Age discrimination in the workplace has been illegal since 2006, but the new legislation will tackle more widespread forms of age-related prejudice.
Goods and services
Travel, health and motor insurance is also expected to be included, where cover is simply withdrawn beyond a certain age or is prohibitively expensive.
David Clark, 76, from London, has campaigned for action against age discrimination through the charity Help the Aged.
He told the BBC that when he was 75, he was told the cost of travel insurance for a two-week holiday to America would be £175.
However, he had to postpone the trip and had turned 76 when he wanted to resume planning for the journey.
"This time, the same insurance was going to cost me £831," he said.
"None of my circumstances had changed, including my health. The only difference and reason for the increase was that I was now over 75."
Ms Harman's announcement is expected to set out the government's intention to outlaw age discrimination in the provision of goods, facilities and services.
It is likely organisations and companies will be given time to review and, if necessary, change their practices before the new law would be enforced.
Other age distinctions, such as free bus passes and holidays for the over-50s or 18-to-30s, will be exempt.
The Association of British Insurers denies its members are unfair in their policies.
It argues that they do not discriminate against older people, but simply take account of risk.
However, groups such as Help the Aged challenge that.
Ministers are set to make a renewed effort to end the gender pay gap
They say so-called risk assessments are often not founded on sound evidence, but instead involve arbitrary cut-off points and flawed assumptions.
The new Equalities Bill will also include measures to achieve what has been an elusive goal - equal pay for men and women.

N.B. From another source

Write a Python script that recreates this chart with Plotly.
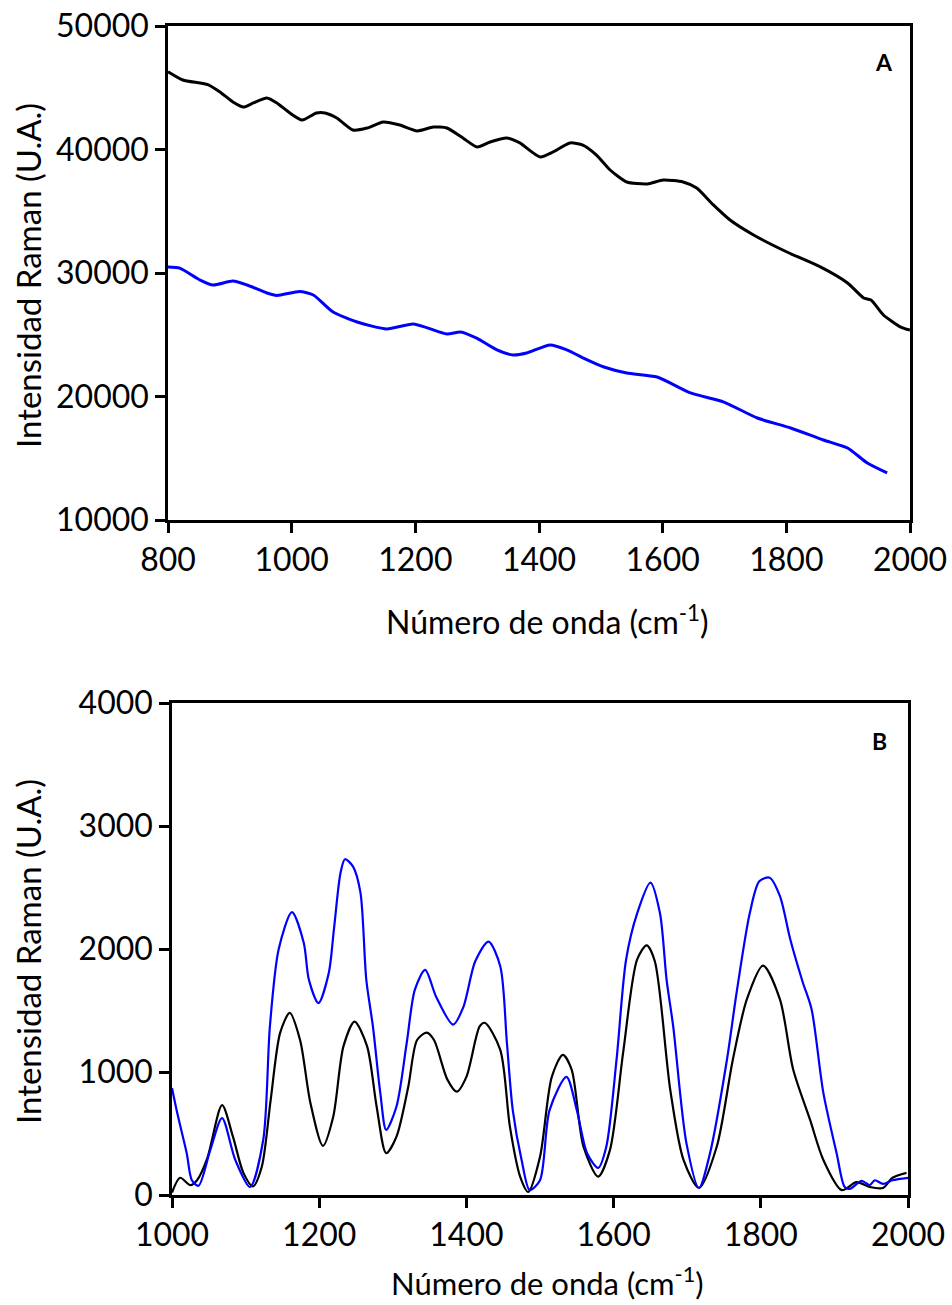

Official statistics show the gender pay gap has been declining since 1997.
However, more than 30 years since the Equal Pay Act came into effect, a significant gap still exists.
It affects different types of workers in different ways and also varies for women at different times in their working lives.
The latest official figures show that, in general, for every pound earned by a man per hour in the UK, a woman earns 87 pence.
It is understood the government intends to tackle the issue by exposing pay gaps within public services, as well as launching investigations by the independent Equalities and Human Rights Commission into sectors with a poor record on equal pay, such as City finance services.
There is also a plan to outlaw secrecy clauses in employment contracts designed to prevent staff from discussing their salaries.
Figures from the Equal Opportunities Commission in 2004 suggested a quarter of companies used such clauses.
HAVE YOUR SAY
It's a very artificial way to fix the problem
Johnny, East London
Under plans to make workplaces more diverse, Ms Harman wants to allow employers to appoint people specifically because of their race or gender.
The proposals would only apply when choosing between candidates equally qualified for the job.
But it means, for example, women or people from minorities could be hired ahead of others in order to create a more balanced workforce.
Some employers argue they already do this, while others may say these policies will need careful handling to reduce the risk of causing resentment amongst existing staff.
The government has faced criticism from some quarters for presiding over a society which has arguably become more unequal.
The Equalities Bill will be presented as a sign that Labour is seizing the initiative in the crafting of a fairer society, where no-one is held back by prejudice.
But new laws and regulations often meet resistance from employers, organisations and individuals, who resent what they see as the state meddling in their business.
The moral case for eradicating discrimination in all its forms is easy. The new Equalities Bill will have to do something much harder.
To be successful, the bill must not just promote policies based on knowing what is right, but policies which will inspire action that works as well.